“It been many years to build a reputation but only a moment to lose it.” This sums ups the Royal Enfield Himalayan’s journey pretty well. Launched with much fanfare a day prior to the 2016 Auto Expo, it holds the distinction of being the first indigenously developed adventure-tourer motorcycle in the country. The Himalayan made a positive start as everyone liked its off-road credentials, and the fact that it was priced affordably increased its appeal further. Sadly for the Himalayan, it couldn’t maintain the positive sentiments for long as cases of reliability issues and parts failure started to emerge, denting its image.
Also, with the BS-IV emission norms coming into effect in April this year, Royal Enfield had to discontinue the bike. Instead of just updating the motor to BS-IV norms, Royal Enfield decided to address the quality issues pertaining to the adventure motorcycle and launched an updated BS-IV version of the Himalayan in late 2017. But, have the updates been done in the right direction. And how much has fuel-injection changed the nature of the Himalayan?

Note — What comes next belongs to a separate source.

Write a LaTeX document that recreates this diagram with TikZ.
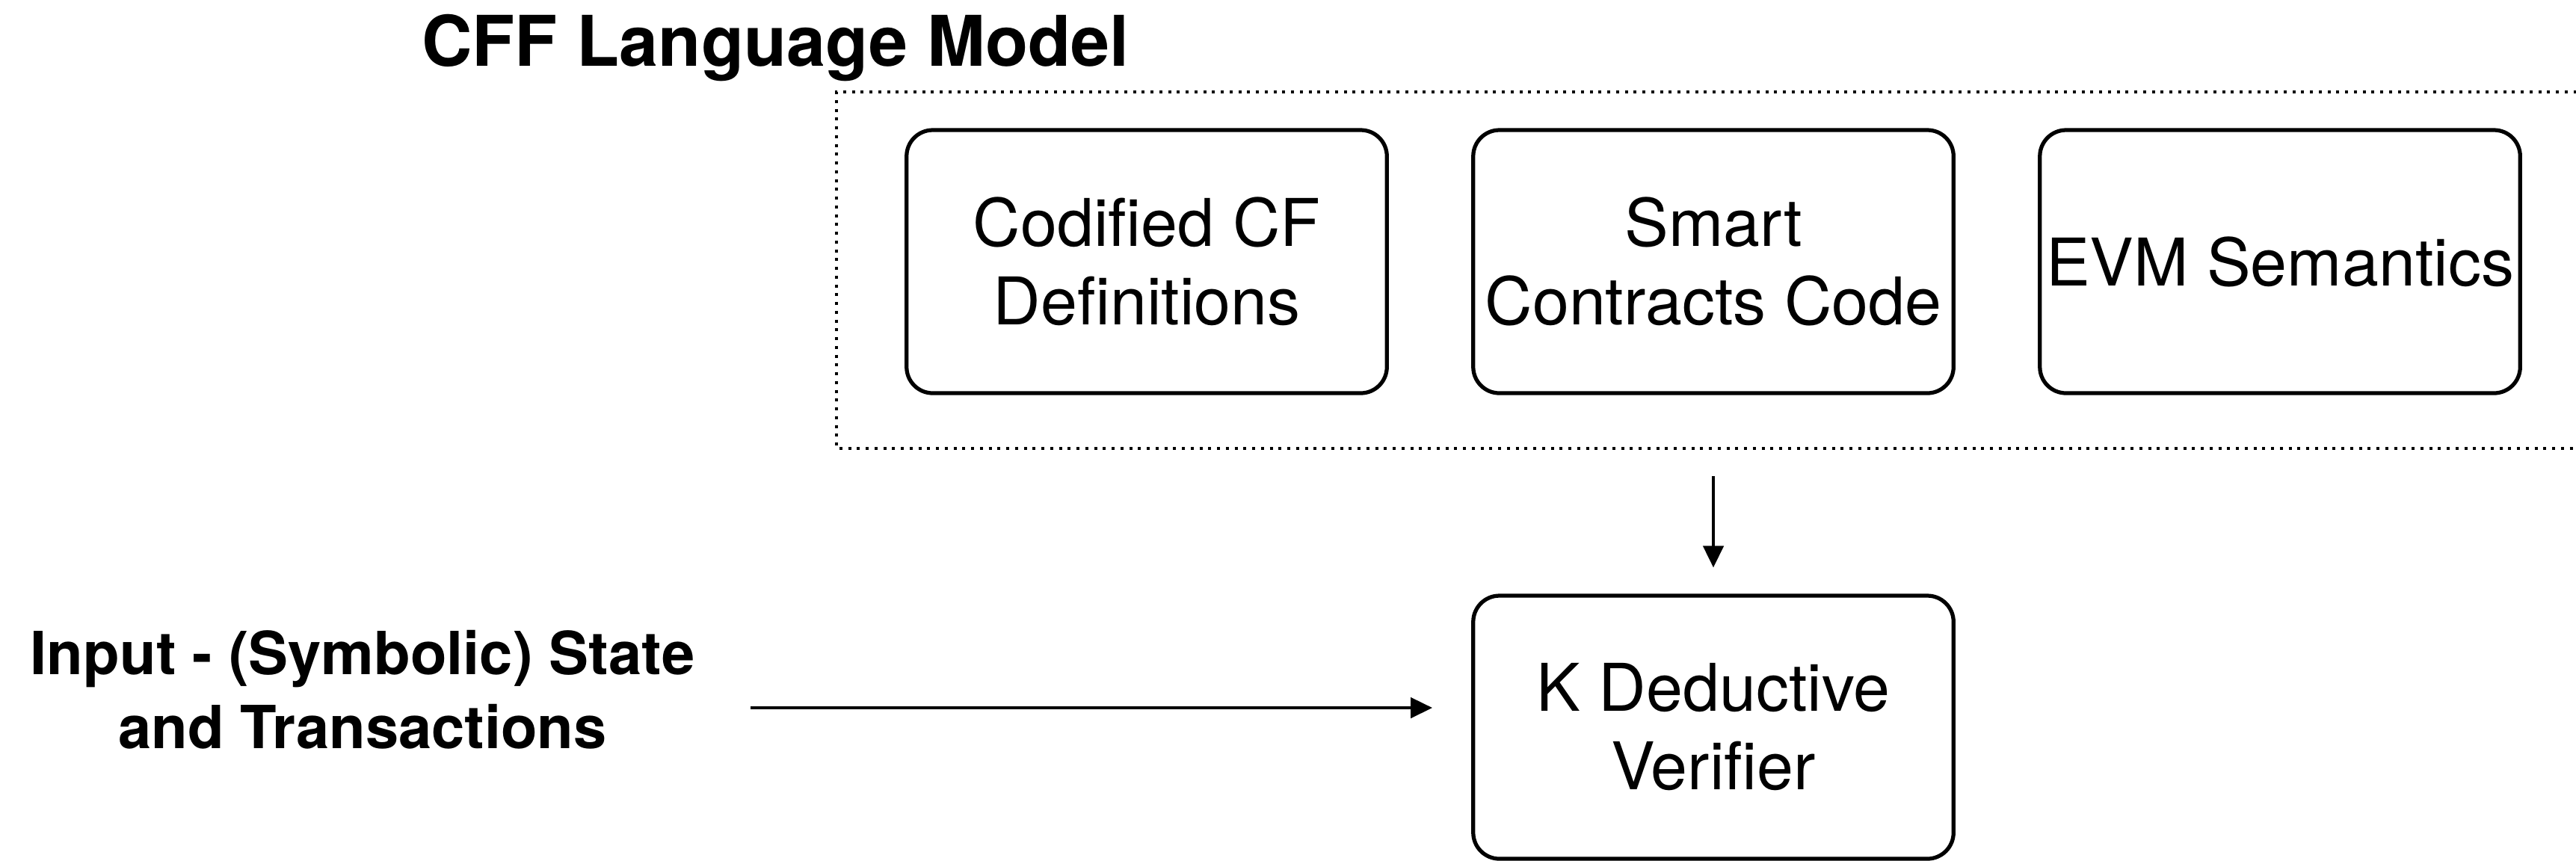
\documentclass[tikz,border=0pt]{standalone}
\usepackage{fontspec}
\setmainfont{TeX Gyre Heros}
\usetikzlibrary{arrows.meta,positioning}

\tikzset{
  block/.style={draw, line width=1.05pt, rounded corners=7pt,
    minimum width=128.5pt, minimum height=70.4pt, inner sep=0pt,
    align=center, font=\fontsize{17.6pt}{21pt}\selectfont},
  heading/.style={font=\bfseries\fontsize{18.7pt}{22pt}\selectfont, inner sep=0pt},
  sidelabel/.style={align=center, inner sep=0pt,
    font=\bfseries\fontsize{15.9pt}{19.8pt}\selectfont},
  groupframe/.style={line width=0.9pt, dash pattern=on 0.8pt off 1.55pt},
  flow/.style={line width=0.9pt, -{Triangle[length=5.8pt,width=5.4pt]}},
}

\begin{document}
\begin{tikzpicture}[x=0.2pt,y=-0.2pt]
  \useasboundingbox (0,0) rectangle (3446,1151);

  % title of the model group
  \node[heading, anchor=base west] (title) at (563,88) {CFF Language Model};

  % dotted frame around the model components (open to the right)
  \coordinate (grp-nw) at (1119,123);
  \coordinate (grp-sw) at (1119,600);
  \draw[groupframe] (3470,123) -- (grp-nw) -- (grp-sw) -- (3470,600);
  \coordinate (grp-out) at (2292,600);

  % model components
  \node[block] (cf)  at (1534,350) {Codified CF\\Definitions};
  \node[block] (sc)  at (2292,350) {Smart\\Contracts Code};
  \node[block] (evm) at (3050,350) {EVM Semantics};

  % verifier
  \node[block] (kv) at (2292,973) {K Deductive\\Verifier};

  % input description
  \node[sidelabel] (input) at (485,923) {Input - (Symbolic) State\\and Transactions};
  \coordinate (in-start) at (1004,947);

  % connectors
  \draw[flow, shorten <=7.4pt, shorten >=7pt] (grp-out) -- (kv.north);
  \draw[flow, shorten >=10.4pt] (in-start) -- (in-start -| kv.west);
\end{tikzpicture}
\end{document}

To make the Himalayan’s motor compliant with the new BS-IV emission norms, RE engineers replaced the carburettor fuelling with a fuel-injection system. Power remain unchanged, but, has fuel-injection made any difference?
The answer is yes — the throttle response feels crisper and the Himalayan also picks momentum rather eagerly. In our acceleration run, the new Royal Enfield Fi variant managed to clock a 0-100kmph timing of 11.69 seconds. In comparison, the older model managed the same in 12.27 seconds. Roll-on times are also much quicker as the new bike accelerated from 40-80kmph in 5.4 seconds, which is 3 seconds faster than the older bike!
The above numbers are despite the fact that power and torque figures remain unchanged. On top of that, the Himalayan Fi is 9kg heavier too. We suspect that RE might have increased the rear sprocket size for better low and mid-range performance. The above also makes riding in city traffic easy thanks to its tractable nature. However, the clutch action is on the heavier side and the gearbox dodgy sometimes.
While riding in traffic, the engine did tend to get a bit hot but it never went to unbearable levels. Out on the highway, the Himalayan cruised till 100kmph easily, but, once past it, the bike felt a bit out of breath. We would have appreciated a few extra ponies as part of the update for better top-end. Refinement levels still remain impressive for a Royal Enfield offering but we would have preferred better noise insulation. The motor sounds a bit gruff and that can feel a bit irritating over time.
Fuel efficiency is of utmost important for Indian bikers whether you’re touring on weekends or braving the traffic while commuting. In our highway mileage runs, the new Himalayan Fi returned 37.8kmpl, while in the city runs it dropped marginally to 36.26kmpl. The older Royal Enfield Himalayan in comparison delivered 34.5kmpl on the highway and 29.5kmpl in city. As you can see, fuel-injection and the revision in sprocket has made the new Himalayan more frugal. But clearly, the closeness of the city and highway figures is a clear indication that the shortened gearing does the bike no favours when cruising along at higher speeds on the open road. As things stand, this Himalayan will have a range of around 400km on a full tank while touring.
Swing a leg over the bike and you’re welcomed by comfortable ergonomics, thanks to the flat handlebar and centre-set footpegs. Also the scooped-out seat allows for an 800mm saddle height, which means shorter riders wouldn’t feel nervous aboard it. RE engineers also seem to have beefed up the chassis and this has led to the 9kg kerb weight increase. However, the weight has been well distributed and you don’t really feel the extra mass. We rode the Himalayan on some flowing mountain twisties and the bike didn’t disappoint us. Yes, the front does feel a bit wallowy and you have to push the bars a bit while entering a corner, but it holds its line well. The off-road-spec Ceat tyres aren’t too shabby in providing grip and feedback either. On paper, the long-travel suspension front and back should result in great ride quality, but sadly, that isn’t the case in reality.
Royal Enfield Himalayan Fi
While the telescopic front forks took on the undulations and broken roads well, the rear didn’t feel pleasant over sharp bumps. We aren’t saying that the ride quality is harsh, but for an adventure tourer it should have been more supple. Take the Himalayan on trails and the bike comes into its element. It’s easy to stand and ride, while the 21-inch dia front wheel makes manoeuvring the bike feel natural when off the road.
Royal Enfield Himalayan Fi
My off-roading skills are limited and despite it, I was having a gala time on the Himalayan, appreciating the accessible and friendly nature of the machine. One particular aspect of the RE Himalayan that we didn’t like was its braking. The front brakes offer no feel and one has to squeeze it real hard for it to be of any effect. As for the rear brake, it has a tendency to lock up very easily. This is why we feel ABS should have been offered as an optional extra. Unfortunately, the rear brake reservoir on our test bike had no brake fluid, which was why we had to skip the braking test for safety reasons.